O diretor Matuszynski move as peças de seu xadrez na direção de que não sobre qualquer ser incólume ao que houve, seja como vítima ou como algoz (ou um pouco de cada), cada personagem visto em cena terá uma importância preponderante a partir de determinado momento.

Sem Deixar RastrosMesmo com uma duração avantajada, que parece querer torturar também quem assiste aos horrores pelo qual passam os sobreviventes ao assassinato de um jovem de 18 anos pelas forças policiais, Sem Deixar Rastros não deixa de ser um exercício de imersão na dor psicológica dos envolvidos. O roteiro detalha curvas de construção dos arranjos pelos órgãos governamentais, com as quais minam o afeto que um grupo de pessoas deveria ter umas com as outras, substituindo em cada um deles um misto de indignação, desconfiança e a produção de constantes traições. É como se o veneno que corrói as internas corporações acabasse vazando para as relações interpessoais, e dessas relações sobrassem apenas o que foi derramado sobre elas: O fel.

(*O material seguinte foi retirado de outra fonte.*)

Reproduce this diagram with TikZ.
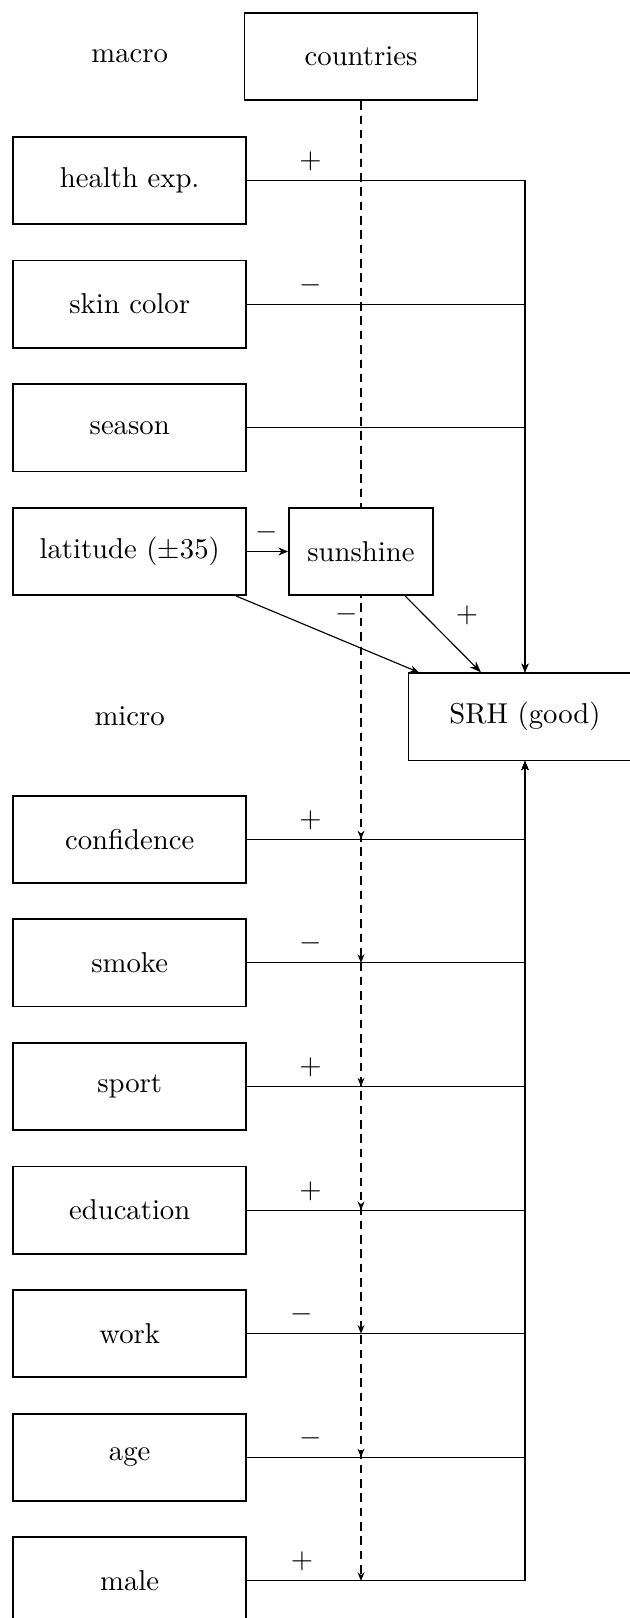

Esse ritmo particular que o filme compreende sobre o tempo que se passa em tela, e que é dilatado pela melancolia e pelo desespero sobre o qual todos ali estão sendo testados, é uma forma de alavancar no espectador um estado de coisas que o exaure.

  Sem Deixar Rastros deixa uma micro sensação do que foram aqueles dias entre 1983 e 1984, onde a Polônia tinha acabado de sair de uma lei marcial que cerceou os cidadão e “desapareceu” com outros tantos. O clima, no ano seguinte, ainda não tinha arrefecido, e muitos policiais ainda faziam o que queriam, enquanto estudantes ainda estavam imbuídos de sentimentos revolucionários. Quando Grzegorz Przemyk é espancado até a morte por não ter documentos à mão, o sinal de que as coisas ainda não tinham mudado por completo vêm à tona.

São jogos de poder claramente instituídos, onde a fala mais cruel é pronunciada por um dos poderosos, quando declara “você já destruiu aquela família”, da maneira mais inerte possível. E esse horror é verdade, porque a partir do momento que os fatos entram no efeito dominó, não existirá mais nada a sobrar de pé no fim. A essa fala podemos costurar uma das imagens finais, quando Jurek e seu pai se transformaram em estranhos nos bastidores do julgamento.

Além disso, Sem Deixar Rastros é também um estudo de roteiro quanto a esses estratagemas criados dramaticamente para detonar o acontecimento de outras origens, e os eventos reais que inspiraram o filme, paralelo ao tanto de sofrimento que gerou, também encadeiam o ‘modus operandi’ do Cinema, ao acender um rastilho de pólvora que só irá cessar quando não mais restar nada intacto.